The 2012 10/100/1000 Challenge, a joint project of Creative Loafing and Creative Tampa Bay, drew a wide array of interesting ideas for making our region a better place to live. The judges awarded the top prize of $1,000 to reachIT.org. Read about the other finalists here.
“We refurbish unwanted computers and give them to families of low socioeconomic status right here in our community.”

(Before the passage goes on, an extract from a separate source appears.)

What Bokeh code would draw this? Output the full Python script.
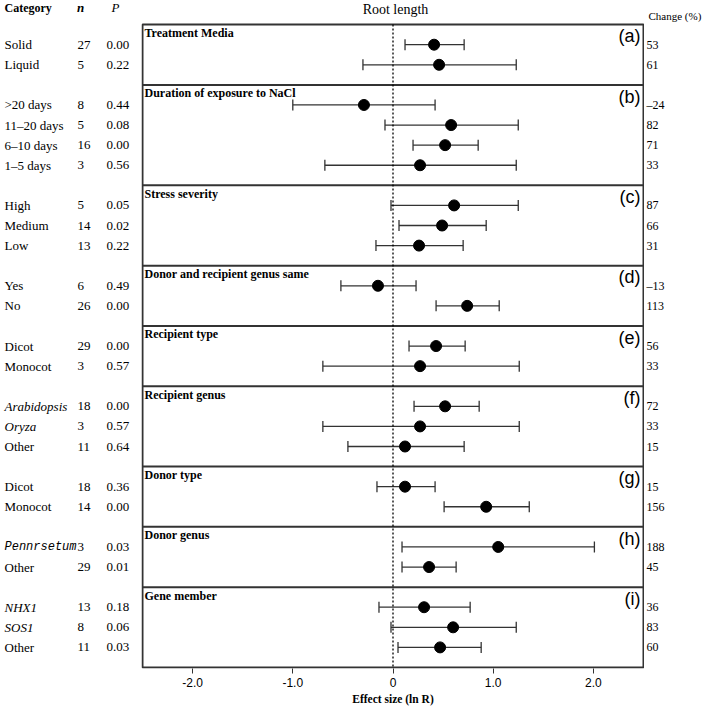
from bokeh.plotting import figure
from bokeh.models import ColumnDataSource, Range1d, Whisker, TeeHead, FixedTicker
from bokeh.layouts import row
from bokeh.core.properties import value, field
from bokeh.embed import file_html
from bokeh.resources import INLINE

# ---------------- data ----------------
group_titles = ["Treatment Media", "Duration of exposure to NaCl", "Stress severity",
                "Donor and recipient genus same", "Recipient type", "Recipient genus",
                "Donor type", "Donor genus", "Gene member"]
panel_tags = ["(a)", "(b)", "(c)", "(d)", "(e)", "(f)", "(g)", "(h)", "(i)"]
group_sizes = [2, 4, 3, 2, 2, 3, 2, 2, 3]
categories = ["Solid", "Liquid",
              ">20 days", "11\u201320 days", "6\u201310 days", "1\u20135 days",
              "High", "Medium", "Low",
              "Yes", "No",
              "Dicot", "Monocot",
              "Arabidopsis", "Oryza", "Other",
              "Dicot", "Monocot",
              "Pennrsetum", "Other",
              "NHX1", "SOS1", "Other"]
n_values = [27, 5, 8, 5, 16, 3, 5, 14, 13, 6, 26, 29, 3, 18, 3, 11, 18, 14, 3, 29, 13, 8, 11]
p_values = ["0.00", "0.22", "0.44", "0.08", "0.00", "0.56", "0.05", "0.02", "0.22",
            "0.49", "0.00", "0.00", "0.57", "0.00", "0.57", "0.64", "0.36", "0.00",
            "0.03", "0.01", "0.18", "0.06", "0.03"]
effect = [0.41, 0.46, -0.29, 0.58, 0.52, 0.27, 0.61, 0.49, 0.26, -0.15, 0.74, 0.43,
          0.27, 0.52, 0.27, 0.12, 0.12, 0.93, 1.05, 0.36, 0.31, 0.60, 0.47]
ci_low = [0.12, -0.30, -1.00, -0.08, 0.20, -0.68, -0.02, 0.06, -0.17, -0.52, 0.43, 0.16,
          -0.70, 0.21, -0.70, -0.45, -0.16, 0.51, 0.09, 0.09, -0.14, -0.02, 0.05]
ci_high = [0.71, 1.23, 0.42, 1.25, 0.85, 1.23, 1.25, 0.93, 0.70, 0.23, 1.06, 0.72,
           1.26, 0.86, 1.26, 0.71, 0.42, 1.36, 2.01, 0.63, 0.77, 1.23, 0.88]
change_pct = ["53", "61", "\u201324", "82", "71", "33", "87", "66", "31", "\u201313", "113",
              "56", "33", "72", "33", "15", "15", "156", "188", "45", "36", "83", "60"]
italic_names = ["Arabidopsis", "Oryza", "NHX1", "SOS1"]
mono_names = ["Pennrsetum"]
tick_values = [-2, -1, 0, 1, 2]
tick_labels = ["-2.0", "-1.0", "0", "1.0", "2.0"]
x_limits = (-2.5, 2.5)

# ---------------- layout in row units ----------------
panel_tops = []
row_y = []
cur = 0
for size in group_sizes:
    panel_tops.append(cur)
    for k in range(size):
        row_y.append(cur + 1 + k)
    cur += size + 1
total_rows = cur  # 32

SERIF = "Liberation Serif"
SANS = "Liberation Sans"
INK = "#333333"

fonts, styles, sizes = [], [], []
for c in categories:
    if c in mono_names:
        fonts.append("Liberation Mono"); styles.append("italic"); sizes.append("12px")
    elif c in italic_names:
        fonts.append(SERIF); styles.append("italic"); sizes.append("13px")
    else:
        fonts.append(SERIF); styles.append("normal"); sizes.append("13px")

src = ColumnDataSource(dict(
    y=row_y, cat=categories, n=[str(v) for v in n_values], p=p_values,
    effect=effect, lo=ci_low, hi=ci_high, chg=change_pct,
    font=fonts, style=styles, size=sizes,
))
head_src = ColumnDataSource(dict(
    ytitle=[t + 0.42 for t in panel_tops], ytag=[t + 0.58 for t in panel_tops],
    title=group_titles, tag=panel_tags,
))

H = 708
BOTTOM = 40
yr = Range1d(total_rows + 0.05, -1.2)


def base_fig(w, xr):
    f = figure(width=w, height=H, output_backend="svg", toolbar_location=None,
               x_range=xr, y_range=yr, min_border=0, min_border_bottom=BOTTOM,
               y_axis_location=None)
    f.grid.visible = False
    f.outline_line_color = None
    f.background_fill_color = "white"
    f.border_fill_color = "white"
    return f


# ---------- left table ----------
pl = base_fig(141, Range1d(0, 141))
pl.xaxis.visible = False
pl.text(x=4, y="y", text="cat", source=src, text_font=field("font"),
        text_font_style=field("style"), text_font_size=field("size"),
        text_baseline="middle", text_align="left", text_color="black")
pl.text(x=77, y="y", text="n", source=src, text_font=value(SERIF), text_font_size="13px",
        text_baseline="middle", text_align="left", text_color="black")
pl.text(x=106, y="y", text="p", source=src, text_font=value(SERIF), text_font_size="13px",
        text_baseline="middle", text_align="left", text_color="black")
pl.text(x=[4], y=[-0.85], text=["Category"], text_font=value(SERIF), text_font_style="bold",
        text_font_size="12px", text_baseline="middle", text_align="left", text_color="black")
pl.text(x=[80], y=[-0.85], text=["n"], text_font=value(SERIF), text_font_style="bold italic",
        text_font_size="13px", text_baseline="middle", text_align="center", text_color="black")
pl.text(x=[115], y=[-0.85], text=["P"], text_font=value(SERIF), text_font_style="italic",
        text_font_size="13px", text_baseline="middle", text_align="center", text_color="black")

# ---------- middle forest plot ----------
pm = base_fig(503, Range1d(x_limits[0] - 0.01, x_limits[1] + 0.01))
pm.quad(left=[x_limits[0]], right=[x_limits[1]], top=[0], bottom=[total_rows],
        fill_color=None, line_color=INK, line_width=2)
pm.segment(x0=[x_limits[0]] * (len(panel_tops) - 1), x1=[x_limits[1]] * (len(panel_tops) - 1),
           y0=panel_tops[1:], y1=panel_tops[1:], line_color=INK, line_width=2)
pm.segment(x0=[0], x1=[0], y0=[0], y1=[total_rows], line_color="black",
           line_width=1.3, line_dash="2 2")

wh = Whisker(source=src, base="y", lower="lo", upper="hi", dimension="width",
             line_color=INK, line_width=1.3,
             lower_head=TeeHead(size=11, line_color=INK, line_width=1.3),
             upper_head=TeeHead(size=11, line_color=INK, line_width=1.3))
pm.add_layout(wh)
pm.scatter(x="effect", y="y", source=src, size=11, color="black")

pm.text(x=x_limits[0] + 0.02, y="ytitle", text="title", source=head_src,
        text_font=value(SERIF), text_font_style="bold", text_font_size="12px",
        text_baseline="middle", text_align="left", text_color="black")
pm.text(x=x_limits[1] - 0.03, y="ytag", text="tag", source=head_src,
        text_font=value(SANS), text_font_size="18px",
        text_baseline="middle", text_align="right", text_color="black")
pm.text(x=[0.025], y=[-0.75], text=["Root length"], text_font=value(SERIF),
        text_font_size="14px", text_baseline="middle", text_align="center", text_color="black")

ax = pm.xaxis[0]
ax.ticker = FixedTicker(ticks=tick_values)
ax.major_label_overrides = {v: l for v, l in zip(tick_values, tick_labels)}
ax.minor_tick_line_color = None
ax.axis_line_color = None
ax.major_tick_line_color = INK
ax.major_tick_out = 5
ax.major_tick_in = 0
ax.major_label_standoff = 4
ax.major_label_text_font = SANS
ax.major_label_text_font_size = "12px"
ax.major_label_text_color = "black"
ax.axis_label = "Effect size (ln R)"
ax.axis_label_text_font = SERIF
ax.axis_label_text_font_style = "bold"
ax.axis_label_text_font_size = "11.5px"
ax.axis_label_text_color = "black"
ax.axis_label_standoff = 3

# ---------- right column ----------
pr = base_fig(65, Range1d(0, 65))
pr.xaxis.visible = False
pr.text(x=2, y="y", text="chg", source=src, text_font=value(SERIF), text_font_size="12px",
        text_baseline="middle", text_align="left", text_color="black")
pr.text(x=[4], y=[-0.45], text=["Change (%)"], text_font=value(SERIF),
        text_font_size="11px", text_baseline="middle", text_align="left", text_color="black")

layout = row(pl, pm, pr)
open("out.html", "w").write(file_html(layout, INLINE))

The winning project in this year’s 10/100/1000 Challenge traces its origins to a chance encounter in St. Petersburg’s North Shore Dog Park. More than two years ago, Gina Kravitz, executive director of the Florida Suncoast affiliate of Susan G. Komen for the Cure, was walking her English bulldog Gracie when she met Dale Owens and his dog, a beagle mix named Peanut. Over the course of their friendship, Owens, an analytical chemist who’d found a career in computer consulting, shared with Kravitz how much he enjoyed repairing computers for people. With her experience in the grant-funded world, Kravitz knew how to turn a noble dream into a viable non-profit, and last September, reachIT.org was approved for 501(c)(3) status, two months after she and Owens applied.
For an all-volunteer organization that has only been in existence a short while, reachIT is remarkably well-positioned to realize its mission of providing refurbished computers to communities in need. Its website, reachIT.org, is informative and easily navigable, and the team has already received support from such community partners as law firm Holland & Knight, who not only agreed to provide pro bono legal advice, but have also been “a wonderful source of computer donations,” says Kravitz. A crew of volunteers helps with cleaning laptops, and though reachIT has placed only three computers with families so far, they have dozens ready to go.
reachIT’s preparedness was evident in their application for 10/100/1000. The sense of mission was clear: “Statistics show that those without internet access at home can expect to earn substantially less than those with such access and, since low earning capacity makes home internet access unaffordable in the first place, we are faced with a clear and troubling vicious cycle.” Their initiative was well thought-out, addressing issues of eligibility and impact. And their explanation of how they’d use the $1,000 grant was arrestingly specific: “An award of $1,000.00 would allow us to purchase a combination of 166 Windows 7 and Microsoft Office licenses and place fresh installs on 83 refurbished computers. Currently, reachIT.org volunteers bear all program costs.”
Their dedication to the cause, even while pursuing full-time jobs in other fields, is inspiring. “This isn’t only reachIT.org in St Pete,” Owens wrote in an email, referring to other organizations pursuing similar goals in the U.S. “It is more of a movement.”
Donations are still needed. “We have a major shortage of flat screen LCD monitors and corded mice,” says Kravitz. They’ll take laptops, too. And money. That thousand bucks from Creative Tampa Bay will only go so far.